**EXERCISE BRIEF:**
Starting from the top of the material, restate each line exactly until the line that contains "mec='black', mew=1.0, label='Lepidocrocita-ferrihidrita')", which is also copied. Pictures are excluded.

**DATA BLOCK:**

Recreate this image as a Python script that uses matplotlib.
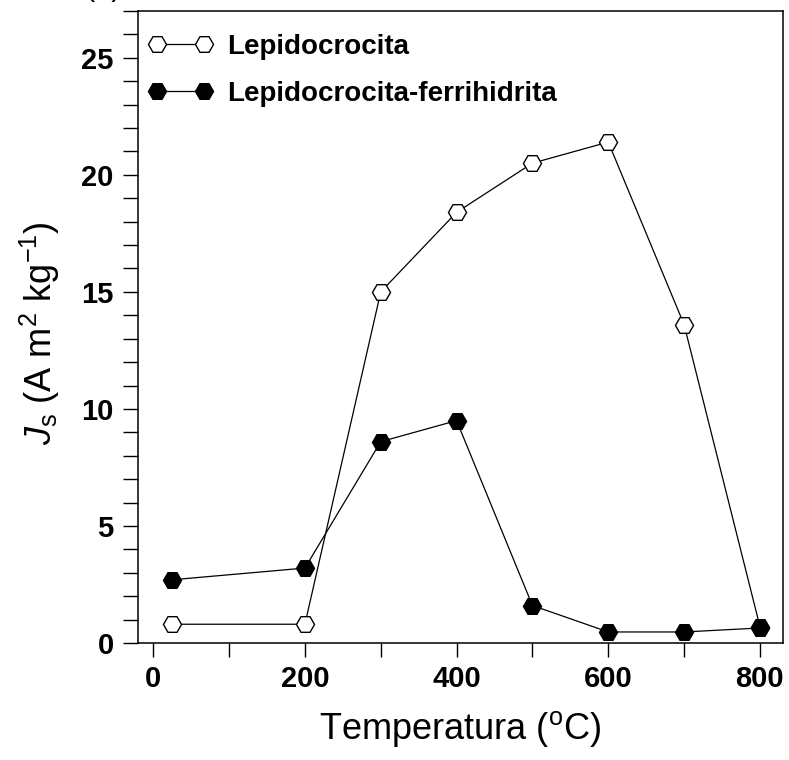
import matplotlib
matplotlib.use('Agg')
import matplotlib.pyplot as plt
from matplotlib.ticker import MultipleLocator

plt.rcParams['font.family'] = ['Liberation Sans', 'DejaVu Sans']
plt.rcParams['mathtext.fontset'] = 'custom'
plt.rcParams['mathtext.rm'] = 'Liberation Sans'
plt.rcParams['mathtext.it'] = 'Liberation Sans:italic'

# temperatures (C) and saturation magnetisation Js
temp = [25, 200, 300, 400, 500, 600, 700, 800]
js_lepido = [0.8, 0.8, 15.0, 18.4, 20.5, 21.4, 13.6, 0.7]
js_lepido_ferri = [2.7, 3.2, 8.6, 9.5, 1.6, 0.47, 0.47, 0.64]

fig = plt.figure(figsize=(7.89, 7.60), dpi=100)
ax = fig.add_axes([0.175, 0.154, 0.817, 0.8315])

ax.plot(temp, js_lepido, color='black', lw=0.9, marker='H', ms=13,
        mfc='white', mec='black', mew=1.0, label='Lepidocrocita')
ax.plot(temp, js_lepido_ferri, color='black', lw=0.9, marker='H', ms=13,
        mfc='black', mec='black', mew=1.0, label='Lepidocrocita-ferrihidrita')

ax.set_xlim(-20, 830)
ax.set_ylim(0, 27)
ax.xaxis.set_major_locator(MultipleLocator(200))
ax.xaxis.set_minor_locator(MultipleLocator(100))
ax.yaxis.set_major_locator(MultipleLocator(5))
ax.yaxis.set_minor_locator(MultipleLocator(1))

for s in ax.spines.values():
    s.set_linewidth(1.1)
ax.tick_params(which='both', direction='out', top=False, right=False, width=1.0)
ax.tick_params(axis='y', which='both', length=10.5, pad=7)
ax.tick_params(axis='x', which='both', length=10, pad=6)
for lab in ax.get_xticklabels() + ax.get_yticklabels():
    lab.set_fontsize(21)
    lab.set_fontweight('bold')

ax.set_xlabel('Temperatura ($\\mathregular{^o}$C)', fontsize=26)
ax.set_ylabel('$J_{\\mathregular{s}}$ (A m$^{\\mathregular{2}}$ kg$^{\\mathregular{-1}}$)', fontsize=26)
ax.yaxis.set_label_coords(-0.118, 0.49)
ax.xaxis.set_label_coords(0.5, -0.105)

ax.legend(loc='upper left', bbox_to_anchor=(0.188, 0.955), bbox_transform=fig.transFigure,
          frameon=False, numpoints=2, handlelength=2.3, handletextpad=0.55,
          labelspacing=0.75, borderpad=0, borderaxespad=0,
          prop={'size': 20, 'weight': 'bold'})

# panel label, mostly cropped off the top like in the source figure
fig.text(0.13, 0.997, '(a)', fontsize=22, ha='center', va='bottom')

fig.savefig('out.png', dpi=100)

**WORKED SOLUTION:**
Recreate this image as a Python script that uses matplotlib.
import matplotlib
matplotlib.use('Agg')
import matplotlib.pyplot as plt
from matplotlib.ticker import MultipleLocator

plt.rcParams['font.family'] = ['Liberation Sans', 'DejaVu Sans']
plt.rcParams['mathtext.fontset'] = 'custom'
plt.rcParams['mathtext.rm'] = 'Liberation Sans'
plt.rcParams['mathtext.it'] = 'Liberation Sans:italic'

# temperatures (C) and saturation magnetisation Js
temp = [25, 200, 300, 400, 500, 600, 700, 800]
js_lepido = [0.8, 0.8, 15.0, 18.4, 20.5, 21.4, 13.6, 0.7]
js_lepido_ferri = [2.7, 3.2, 8.6, 9.5, 1.6, 0.47, 0.47, 0.64]

fig = plt.figure(figsize=(7.89, 7.60), dpi=100)
ax = fig.add_axes([0.175, 0.154, 0.817, 0.8315])

ax.plot(temp, js_lepido, color='black', lw=0.9, marker='H', ms=13,
        mfc='white', mec='black', mew=1.0, label='Lepidocrocita')
ax.plot(temp, js_lepido_ferri, color='black', lw=0.9, marker='H', ms=13,
        mfc='black', mec='black', mew=1.0, label='Lepidocrocita-ferrihidrita')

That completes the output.